Je regarde une photo de Richard Brautigan qui traverse la rue, à San Francisco. C’est le matin, sans doute. J’imagine qu’il accompagne la petite fille à côté de lui à l’école. Il a l’air heureux. Il sait qu’il va écrire un bon poème dans la journée. La rumeur de la ville, la perspective dégagée sont comme un écrin à sa liberté souveraine, sa liberté secrète, sa liberté dans le Temps. Liberté qui devient scandaleuse, comme pour tous les autres écrivains, dès que le monde en prend connaissance. On lui fera payer, à lui et à tous les autres aussi. Mais plus rien ne pourra lui retirer ce matin-là, le poème qui vient, la main de la petite fille et l’Océan au bout de la rue.

Nous vous aurons bien eus, finalement.

F m’envoie des cartes postales représentant Anna Karina et Belmondo dans des films de Godard. Un monde communiste sera un monde où une somme de petites attentions de ce genre permettra enfin que le développement de chacun soit la condition du libre développement de tous.

Janvier est gris. L’hystérie règne sans partage. Vous allez voir John Edgar de Clint Eastwood. Vous aimez beaucoup Clint Eastwood mais là, il s’agit d’un film qui héroïse deux vieilles tantes fascisantes qui détestaient les communistes, les nègres, les femmes, les écrivains et évidemment les homosexuels. Vous trouvez, pour le coup, que la virtuosité de Clint en deviendrait presque une circonstance aggravante.

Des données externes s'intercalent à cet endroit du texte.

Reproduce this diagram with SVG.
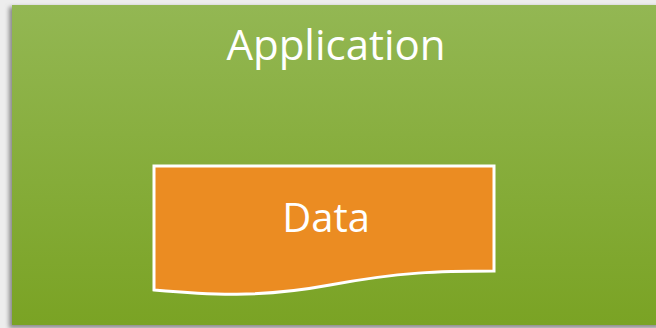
<svg xmlns="http://www.w3.org/2000/svg" width="656" height="328" viewBox="0 0 656 328">
  <defs>
    <linearGradient id="g" x1="0" y1="0" x2="0" y2="1">
      <stop offset="0" stop-color="#93b753"/>
      <stop offset="1" stop-color="#7aa324"/>
    </linearGradient>
    <filter id="sh" x="-5%" y="-5%" width="110%" height="110%">
      <feGaussianBlur stdDeviation="2"/>
    </filter>
    <style>
      .t { font-family: "Open Sans", "Liberation Sans", sans-serif; fill: #ffffff; text-anchor: middle; }
    </style>
  </defs>
  <rect x="0" y="0" width="656" height="328" fill="#ededed"/>
  <g id="application">
    <rect x="9" y="7" width="650" height="321" fill="#8a8a8a" filter="url(#sh)"/>
    <rect x="12" y="5" width="644" height="320" fill="url(#g)"/>
    <text class="t" x="336" y="60" font-size="42">Application</text>
  </g>
  <g id="data">
    <path d="M154,166 H494 V271 C440,271 400,272 330,285 C260,298 210,295 154,290 Z" fill="#eb8c22" stroke="#ffffff" stroke-width="3"/>
    <text class="t" x="326" y="232" font-size="40">Data</text>
  </g>
  <g id="connectors"/>
</svg>
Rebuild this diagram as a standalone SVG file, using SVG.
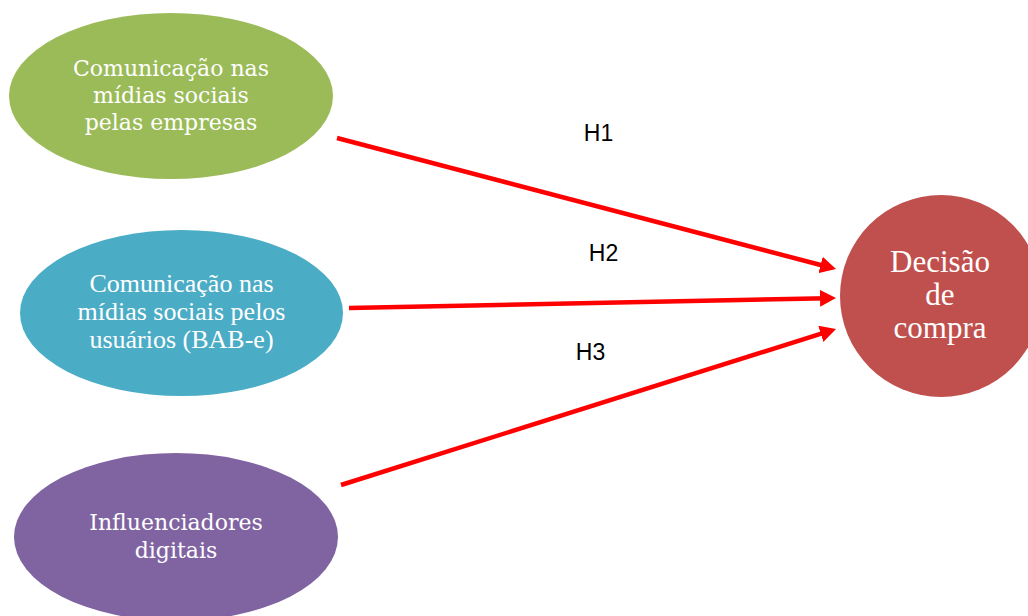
<svg xmlns="http://www.w3.org/2000/svg" width="1028" height="616" viewBox="0 0 1028 616">
<style>
.t{fill:#ffffff;text-anchor:middle}
.cam{font-family:"DejaVu Serif","Liberation Serif",serif;font-size:22px}
.tnr{font-family:"Liberation Serif",serif;font-size:26px}
.big{font-family:"Liberation Serif",serif;font-size:31px}
.lbl{font-family:"Liberation Sans",Arial,sans-serif;font-size:23px;fill:#000000;text-anchor:middle}
.edge{stroke:#ff0000;stroke-width:4.5;fill:none;marker-end:url(#ah)}
</style>
<defs>
<marker id="ah" markerUnits="userSpaceOnUse" markerWidth="16" markerHeight="17" viewBox="0 0 16 17" refX="8" refY="8.5" orient="auto">
<path d="M0,0 L16,8.5 L0,17 z" fill="#ff0000"/>
</marker>
</defs>
<rect width="1028" height="616" fill="#ffffff"/>
<g id="n1">
<ellipse cx="171" cy="96" rx="162" ry="83" fill="#9bbb59"/>
<text class="t cam" x="171" y="76">Comunicação nas</text>
<text class="t cam" x="171" y="103">mídias sociais</text>
<text class="t cam" x="171" y="130">pelas empresas</text>
</g>
<g id="n2">
<ellipse cx="181.5" cy="313" rx="161.5" ry="83" fill="#4bacc6"/>
<text class="t tnr" x="181.5" y="292">Comunicação nas</text>
<text class="t tnr" x="181.5" y="320">mídias sociais pelos</text>
<text class="t tnr" x="181.5" y="348">usuários (BAB-e)</text>
</g>
<g id="n3">
<ellipse cx="176" cy="537" rx="162" ry="84" fill="#8064a2"/>
<text class="t cam" x="176" y="530">Influenciadores</text>
<text class="t cam" x="176" y="558">digitais</text>
</g>
<g id="n4">
<circle cx="941" cy="296" r="101" fill="#c0504d"/>
<text class="t big" x="940" y="272">Decisão</text>
<text class="t big" x="940" y="305">de</text>
<text class="t big" x="940" y="338">compra</text>
</g>
<g id="connectors">
<line class="edge" x1="337" y1="138" x2="828.3" y2="267"/>
<line class="edge" x1="349" y1="308" x2="828" y2="298.2"/>
<line class="edge" x1="341" y1="485" x2="828.4" y2="331.4"/>
<text class="lbl" x="598.5" y="141">H1</text>
<text class="lbl" x="603.5" y="261">H2</text>
<text class="lbl" x="590.5" y="360">H3</text>
</g>
</svg>
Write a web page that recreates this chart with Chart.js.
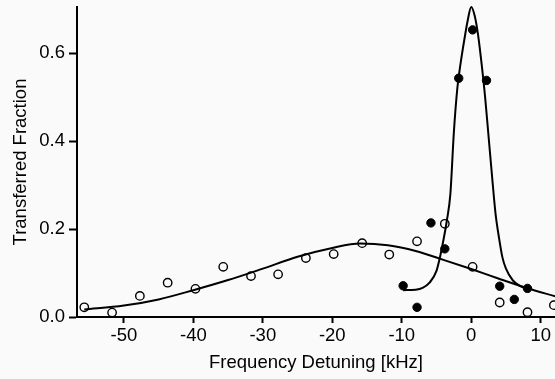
<!DOCTYPE html>
<html>
<head>
<meta charset="utf-8">
<script src="https://cdn.jsdelivr.net/npm/chart.js@4/dist/chart.umd.min.js"></script>
<style>
    html, body { margin: 0; padding: 0; background: #fafafa; }
    #wrap { width: 555px; height: 379px; }
</style>
</head>
<body>
<div id="wrap"><canvas id="chart"></canvas></div>
<script>
// --- Data ---
const openFreq = [-55.7, -51.7, -47.7, -43.7, -39.7, -35.7, -31.7, -27.8, -23.8, -19.8, -15.7, -11.8, -7.8, -3.8, 0.2, 4.1, 8.1, 11.9];
const openFrac = [0.022, 0.010, 0.048, 0.078, 0.064, 0.114, 0.093, 0.097, 0.134, 0.143, 0.168, 0.142, 0.172, 0.212, 0.114, 0.033, 0.011, 0.027];

const filledFreq = [-9.8, -7.8, -5.8, -3.8, -1.8, 0.2, 2.2, 4.1, 6.2, 8.1];
const filledFrac = [0.071, 0.022, 0.214, 0.155, 0.543, 0.653, 0.538, 0.070, 0.040, 0.065];

// broad fit curve
const broadFreq = [-55.7, -50, -45, -40, -35, -30, -25, -20, -16, -12, -8, -4, 0, 4, 8, 12.1];
const broadFrac = [0.017, 0.026, 0.040, 0.061, 0.084, 0.110, 0.137, 0.157, 0.167, 0.163, 0.150, 0.130, 0.109, 0.087, 0.066, 0.047];

// narrow fit curve
const narrowFreq = [-9.8, -8, -7, -6, -5, -4.5, -4, -3.5, -3, -2.5, -2, -1.5, -1, -0.5, 0, 0.5, 1, 1.5, 2, 2.5, 3, 3.5, 4, 4.5, 5, 6, 7, 8];
const narrowFrac = [0.061, 0.062, 0.066, 0.078, 0.105, 0.136, 0.175, 0.22, 0.28, 0.42, 0.52, 0.58, 0.63, 0.675, 0.705, 0.685, 0.64, 0.575, 0.50, 0.41, 0.32, 0.235, 0.18, 0.135, 0.11, 0.083, 0.071, 0.064];

const xTicks = [-50, -40, -30, -20, -10, 0, 10];
const yTicks = [0.0, 0.2, 0.4, 0.6];

const toPoints = (xs, ys) => xs.map((x, i) => ({ x, y: ys[i] }));

const FONT = 'Liberation Sans, Arial, sans-serif';
const SIZE = 18.5;

new Chart(document.getElementById('chart'), {
    type: 'scatter',
    data: {
        datasets: [
            {
                label: 'open',
                data: toPoints(openFreq, openFrac),
                pointStyle: 'circle',
                pointRadius: 4.2,
                pointBackgroundColor: 'rgba(0,0,0,0)',
                pointBorderColor: '#000',
                pointBorderWidth: 1.4,
                showLine: false,
                clip: false,
            },
            {
                label: 'filled',
                data: toPoints(filledFreq, filledFrac),
                pointStyle: 'circle',
                pointRadius: 4.2,
                pointBackgroundColor: '#000',
                pointBorderColor: '#000',
                pointBorderWidth: 1,
                showLine: false,
                clip: false,
            },
            {
                label: 'narrow fit',
                data: toPoints(narrowFreq, narrowFrac),
                showLine: true,
                pointRadius: 0,
                borderColor: '#000',
                borderWidth: 2,
                cubicInterpolationMode: 'monotone',
                clip: false,
            },
            {
                label: 'broad fit',
                data: toPoints(broadFreq, broadFrac),
                showLine: true,
                pointRadius: 0,
                borderColor: '#000',
                borderWidth: 2,
                cubicInterpolationMode: 'monotone',
                clip: false,
            }
        ]
    },
    options: {
        responsive: true,
        maintainAspectRatio: false,
        animation: false,
        layout: { autoPadding: false, padding: { top: 7, right: 0, left: 0, bottom: 0 } },
        plugins: { legend: { display: false }, tooltip: { enabled: false } },
        scales: {
            x: {
                type: 'linear',
                min: -56.75,
                max: 12.06,
                afterFit: s => { s.height = 62; s.paddingLeft = 0; s.paddingRight = 0; },
                afterBuildTicks: s => { s.ticks = xTicks.map(v => ({ value: v })); },
                grid: { display: true, drawOnChartArea: false, drawTicks: true, tickLength: 6, tickWidth: 2, tickColor: '#000' },
                border: { display: true, color: '#000', width: 2 },
                ticks: { color: '#000', font: { family: FONT, size: SIZE }, padding: 2, maxRotation: 0 },
                title: { display: true, text: 'Frequency Detuning [kHz]', color: '#000', font: { family: FONT, size: SIZE }, padding: { top: 0, bottom: 4.5 } }
            },
            y: {
                min: 0,
                max: 0.705,
                afterFit: s => { s.width = 77; s.paddingTop = 0; s.paddingBottom = 0; },
                afterBuildTicks: s => { s.ticks = yTicks.map(v => ({ value: v })); },
                grid: { display: true, drawOnChartArea: false, drawTicks: true, tickLength: 8, tickWidth: 2, tickColor: '#000' },
                border: { display: true, color: '#000', width: 2 },
                ticks: { color: '#000', font: { family: FONT, size: SIZE }, padding: 4, callback: v => v.toFixed(1) },
                title: { display: true, text: 'Transferred Fraction', color: '#000', font: { family: FONT, size: SIZE }, padding: { top: 9.4, bottom: 0 } }
            }
        }
    }
});
</script>
</body>
</html>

Alors vous rentrez chez vous, vous regardez Quatre aventures de Reinette et Mirabelle de Rohmer. Vous oubliez janvier, vous oubliez Hoover, vous oubliez l’hystérie. Dans Quatre aventures de Reinette et Mirabelle, les jeunes filles parlent beaucoup mais pleurent si elles ratent l’heure bleue, à l’aube, quand le silence de la campagne se fait complet quelques minutes avant que le jour ne se lève.

Eric Rohmer : antidote français. Votre calme revient, tout se dénoue, et vous ressentez une sorte de joie légère, de gaieté sans emploi. Vous vous souvenez que ce qui a pu rendre les abjectes années 80 supportables, ce fut par exemple, Jessica Forde dans Quatre aventures de Reinette et Mirabelle. Le corps de Jessica Forde, son évidence sexy, sa distance amusée. Le corps de Jessica Forde parle beaucoup. Il a sa propre voix. On l’entend encore un quart de siècle plus tard.